Delta farmers who practice minimum tillage face a difficult decision in the next few days. Do they wait for soils saturated by three storms in as many weeks to dry out before resuming harvest or do they put pickers or combines in those wet fields and hope for the best?
Until recently, there wouldn't have been any hesitancy. Growers would have cranked their harvesters as soon as the soils had enough “bottom” to them to support the weight and smoothed out the ruts with a disk in the spring.
But farmers who have adopted reduced-till or no-till are reluctant to undo the good those practices have done for their soils, as Charles Ed Snipes, Extension specialist with the Delta Research and Extension Center in Stoneville, Miss., noted in an interview.
“A lot of conservation tillage growers are less inclined to deal with ruts,” he said, referring to the conditions left by Tropical Storm Lili on Oct. 4. “They don't want to get out there and rut up a field, because they know they'll be faced with full tillage to correct that problem.”
The decision is complicated by the shorter days and less favorable drying conditions in October and November.

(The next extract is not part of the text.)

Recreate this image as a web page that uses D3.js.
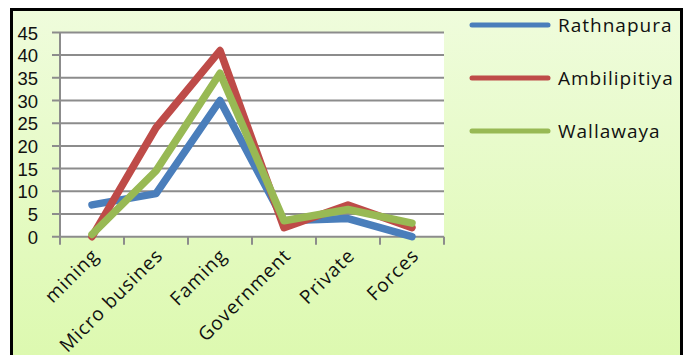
<!DOCTYPE html>
<html>
<head>
<meta charset="utf-8">
<script src="https://cdn.jsdelivr.net/npm/d3@7"></script>
<style>
  html, body { margin: 0; padding: 0; background: #fff; }
  svg { display: block; }
  text { font-family: "Open Sans", "Noto Sans", sans-serif; fill: #111; }
</style>
</head>
<body>
<svg id="chart" width="688" height="355"></svg>
<script>
// chart data
var categories = ['mining', 'Micro busines', 'Faming', 'Government', 'Private', 'Forces'];
var seriesNames = ['Rathnapura', 'Ambilipitiya', 'Wallawaya'];
var rathnapura = [7, 9.5, 30, 3.5, 4, 0];
var ambilipitiya = [0, 24, 41, 2, 7, 2];
var wallawaya = [0.5, 14.5, 36, 3.5, 6, 3];
var yTicks = [0, 5, 10, 15, 20, 25, 30, 35, 40, 45];
var colors = ['#4a7ebb', '#be4b48', '#98b954'];

var series = [rathnapura, ambilipitiya, wallawaya];

var svg = d3.select('#chart');

// frame background
var defs = svg.append('defs');
var grad = defs.append('linearGradient')
    .attr('id', 'bg').attr('x1', 0).attr('y1', 0).attr('x2', 0).attr('y2', 1);
grad.append('stop').attr('offset', 0).attr('stop-color', '#effcdc');
grad.append('stop').attr('offset', 1).attr('stop-color', '#dcf9ae');

svg.append('rect')
    .attr('x', 11.5).attr('y', 9.5)
    .attr('width', 670).attr('height', 360)
    .style('fill', 'url(#bg)')
    .style('stroke', '#000')
    .style('stroke-width', 3);

var plot = { left: 60, right: 444, top: 32.4, bottom: 236.7 };

var x = d3.scaleBand()
    .domain(categories)
    .range([plot.left, plot.right]);

var y = d3.scaleLinear()
    .domain([0, 45])
    .range([plot.bottom, plot.top]);

// plot area
svg.append('rect')
    .attr('x', plot.left).attr('y', plot.top)
    .attr('width', plot.right - plot.left)
    .attr('height', plot.bottom - plot.top)
    .style('fill', '#fff');

// gridlines
svg.append('g')
    .selectAll('line')
    .data(yTicks)
    .enter().append('line')
    .attr('x1', plot.left - 8).attr('x2', plot.right)
    .attr('y1', function (d) { return y(d); })
    .attr('y2', function (d) { return y(d); })
    .style('stroke', '#8c8c8c')
    .style('stroke-width', 2);

// y axis
var yAxis = svg.append('g')
    .attr('transform', 'translate(' + plot.left + ',0)')
    .call(d3.axisLeft(y).tickValues(yTicks).tickSize(0).tickPadding(22));
yAxis.select('.domain').remove();
yAxis.selectAll('text')
    .style('font-family', '"Liberation Sans", sans-serif')
    .style('font-size', '18.5px')
    .style('fill', '#111')
    .attr('dy', '0.36em');

svg.append('line')
    .attr('x1', plot.left).attr('x2', plot.left)
    .attr('y1', plot.top).attr('y2', plot.bottom)
    .style('stroke', '#8c8c8c').style('stroke-width', 2);

// x axis ticks at category boundaries
var bounds = categories.map(function (c) { return x(c); }).concat([plot.right]);
svg.append('g')
    .selectAll('line')
    .data(bounds)
    .enter().append('line')
    .attr('x1', function (d) { return d; })
    .attr('x2', function (d) { return d; })
    .attr('y1', plot.bottom).attr('y2', plot.bottom + 8)
    .style('stroke', '#8c8c8c').style('stroke-width', 2);

// x labels
svg.append('g')
    .selectAll('text')
    .data(categories)
    .enter().append('text')
    .attr('transform', function (d) {
        return 'translate(' + (x(d) + x.bandwidth() / 2 + 8) + ',' + (plot.bottom + 20) + ') rotate(-45)';
    })
    .attr('text-anchor', 'end')
    .style('font-size', '19px')
    .style('letter-spacing', '1px')
    .text(function (d) { return d; });

// series lines
var line = d3.line()
    .x(function (d, i) { return x(categories[i]) + x.bandwidth() / 2; })
    .y(function (d) { return y(d); });

svg.append('g')
    .selectAll('path')
    .data(series)
    .enter().append('path')
    .attr('d', line)
    .style('fill', 'none')
    .style('stroke', function (d, i) { return colors[i]; })
    .style('stroke-width', 7.5)
    .style('stroke-linejoin', 'round')
    .style('stroke-linecap', 'round');

// legend
var legendY = d3.scalePoint()
    .domain(seriesNames)
    .range([25, 131]);

var legend = svg.append('g')
    .selectAll('g')
    .data(seriesNames)
    .enter().append('g')
    .attr('transform', function (d) { return 'translate(0,' + legendY(d) + ')'; });

legend.append('line')
    .attr('x1', 472).attr('x2', 548)
    .style('stroke', function (d, i) { return colors[i]; })
    .style('stroke-width', 5)
    .style('stroke-linecap', 'round');

legend.append('text')
    .attr('x', 558)
    .attr('dy', '0.36em')
    .style('font-size', '19px')
    .style('letter-spacing', '1px')
    .text(function (d) { return d; });
</script>
</body>
</html>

If the weather phenomenon that dumped from 10 to 20 inches of rain on parts of the Delta had happened in late August or early September, farmers would have ample time to let their soils dry in the sunshine being forecast for the next few days.
But with night falling earlier and the dew not drying until mid-morning or later due, in part, to the wet soils, farmers find themselves with fewer minutes suitable for harvest each day.

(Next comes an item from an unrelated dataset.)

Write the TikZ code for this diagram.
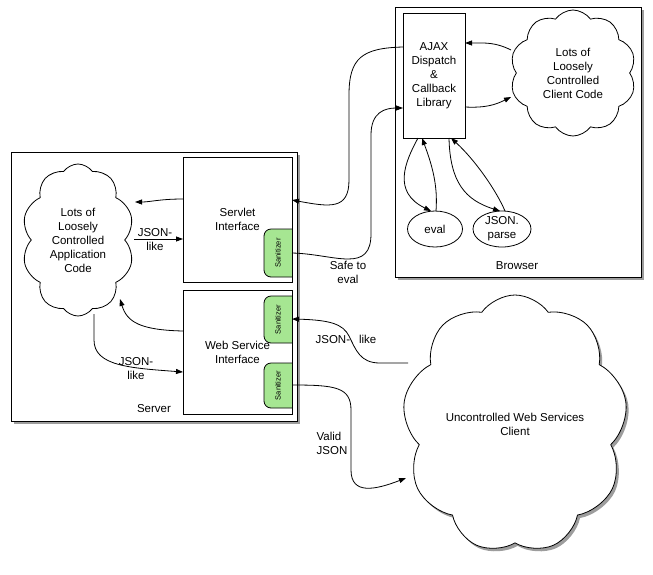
\documentclass[tikz,border=0pt]{standalone}
\usepackage{fontspec}
\setmainfont{Liberation Sans}
\usetikzlibrary{arrows.meta,shapes.symbols,shapes.geometric,shadows}
\definecolor{sangreen}{RGB}{166,230,146}
\begin{document}
\begin{tikzpicture}[x=1pt,y=-1pt,
  txt/.style={font=\fontsize{11.5}{14}\selectfont, align=center, inner sep=0pt},
  box/.style={draw, line width=0.9pt, rectangle, inner sep=0pt, outer sep=0pt},
  shad/.style={drop shadow={shadow xshift=2.5pt, shadow yshift=-3pt, opacity=0.55, fill=black!70}},
  cloudnode/.style={draw, line width=0.8pt, cloud, cloud puffs=10, cloud puff arc=110, cloud ignores aspect, fill=white, inner sep=0pt, outer sep=0pt, font=\fontsize{11.5}{14}\selectfont, align=center},
  conn/.style={line width=0.8pt, -{Triangle[length=7pt,width=5pt]}},
  sanshape/.style={draw, line width=0.8pt, fill=sangreen, rounded corners=7pt},
  santxt/.style={font=\fontsize{7.5}{8}\selectfont, rotate=90, inner sep=0pt},
  ell/.style={draw, ellipse, line width=0.8pt, fill=white, inner sep=0pt, outer sep=0pt, font=\fontsize{11.5}{14}\selectfont, align=center}
]
\useasboundingbox (0,0) rectangle (653,574);

% ---------- Server ----------
\node[box, fill=white, shad, minimum width=286pt, minimum height=269pt] (server) at (154,286.5) {};
\node[txt] (serverlbl) at (154,409) {Server};
\node[cloudnode, minimum width=112pt, minimum height=152pt] (app) at (78,240)
  {Lots of\\Loosely\\Controlled\\Application\\Code};

% sanitizers (shapes)
\filldraw[sanshape] (292,277) -- (264,277) -- (264,229) -- (292,229);
\filldraw[sanshape] (292,343) -- (264,343) -- (264,296) -- (292,296);
\filldraw[sanshape] (292,408) -- (264,408) -- (264,363) -- (292,363);
\node[santxt] (san1) at (278,253) {Sanitizer};
\node[santxt] (san2) at (278,319.5) {Sanitizer};
\node[santxt] (san3) at (278,385.5) {Sanitizer};

\node[box, minimum width=109pt, minimum height=125pt, txt] (servlet) at (237.5,219.5) {Servlet\\Interface};
\node[box, minimum width=109pt, minimum height=124pt, txt] (ws) at (237.5,352) {Web Service\\Interface};

% ---------- Browser ----------
\node[box, fill=white, shad, minimum width=246pt, minimum height=270pt] (browser) at (518,142) {};
\node[txt] (browserlbl) at (517,266) {Browser};
\node[box, fill=white, minimum width=62pt, minimum height=125pt, txt] (ajax) at (434,75.5)
  {AJAX\\Dispatch\\\&\\Callback\\Library};
\node[cloudnode, minimum width=126pt, minimum height=126pt] (client) at (573,73)
  {Lots of\\Loosely\\Controlled\\Client Code};
\node[ell, minimum width=55pt, minimum height=36pt] (eval) at (435,229) {eval};
\node[ell, minimum width=58pt, minimum height=36pt] (jparse) at (502,229) {JSON.\\parse};

% ---------- Web services client ----------
\node[cloudnode, shad, cloud puffs=9, minimum width=225pt, minimum height=258pt] (wsc) at (515,424)
  {Uncontrolled Web Services\\Client};

% ---------- Connectors ----------
\draw[conn] (ajax.west |- 0,47) .. controls (362,48) and (349,58) .. (349,95)
  -- (349,180) .. controls (349,210) and (330,207) .. (servlet.east |- 0,200);
\draw[conn] (servlet.east |- 0,253) .. controls (335,254) and (372,275) .. (371,232)
  -- (371,135) .. controls (371,112) and (385,108) .. (ajax.west |- 0,108);
\node[txt] (safe) at (348,272) {Safe to\\eval};
\draw[conn] (ajax.east |- 0,107) .. controls (485,108) and (495,105) .. (511,97);
\draw[conn] (511,50) .. controls (495,42) and (485,43) .. (ajax.east |- 0,43);

\draw[conn] (ajax.south -| 418,0) .. controls (405,162) and (392,192) .. (eval.north -| 431,0);
\draw[conn] (eval.north -| 436,0) .. controls (438,185) and (432,165) .. (ajax.south -| 422,0);
\draw[conn] (ajax.south -| 449,0) .. controls (450,182) and (465,200) .. (jparse.north -| 500,0);
\draw[conn] (jparse.north -| 505,0) .. controls (496,190) and (475,160) .. (ajax.south -| 451,0);

\draw[conn] (servlet.west |- 0,199) .. controls (160,199) and (150,202) .. (135,202);
\draw[conn] (134,239) -- (servlet.west |- 0,239);
\node[txt] (jl1) at (155,240) {JSON-\\like};
\draw[conn] (ws.west |- 0,331) .. controls (140,330) and (127,322) .. (120,299);
\draw[conn] (94,314) -- (94,340) .. controls (94,366) and (130,368) .. (ws.west |- 0,372);
\node[txt] (jl2) at (136,369) {JSON-\\like};

\draw[conn] (408,363) -- (380,363) .. controls (360,363) and (356,350) .. (349,336)
  .. controls (343,324) and (330,320) .. (ws.east |- 0,319);
\node[txt] (jl3) at (346,339) {JSON-\hspace{9pt}like};
\draw[conn] (ws.east |- 0,385) .. controls (335,385) and (351,387) .. (351,410)
  -- (351,470) .. controls (351,495) and (375,490) .. (406,478);
\node[txt, align=left] (vj) at (332,443) {Valid\\JSON};
\end{tikzpicture}
\end{document}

Another complicating factor: The Farm Security and Rural Investment Act's provisions for a new Conservation Security Program that could pay producers for conservation practices such as reduced tillage and winter cover crops.
USDA staff members are writing the regulations for the program, which isn't scheduled to be implemented until 2003, so it's difficult for farmers to plan how to meet the criteria. And the administration reportedly wants to delay funding the CSP or make it a pilot program, creating even more uncertainty.
Conservation tillage experts say all is not lost if farmers are forced to re-work their fields if they rut them. “We're not saying that you should never till,” says John Bradley, who is fast becoming regarded as the father of conservation tillage in the South. “What we're saying is that you should have a good reason for tillage, and what's happened this fall may qualify.”
Bradley recommends growers re-hip and plant a cover crop behind any tillage that must be done.
Growers from central Louisiana north believe they were spared a major blow when Hurricane Lili dropped from a Category 4 to a Category 2 hurricane hours before it came ashore near New Iberia, La., on Oct. 3.
“I heard a meteorologist say there was no logical explanation for that gust of cool air that caused the hurricane's winds to drop,” said one farmer. “All I know is that the Lord answered our prayers.”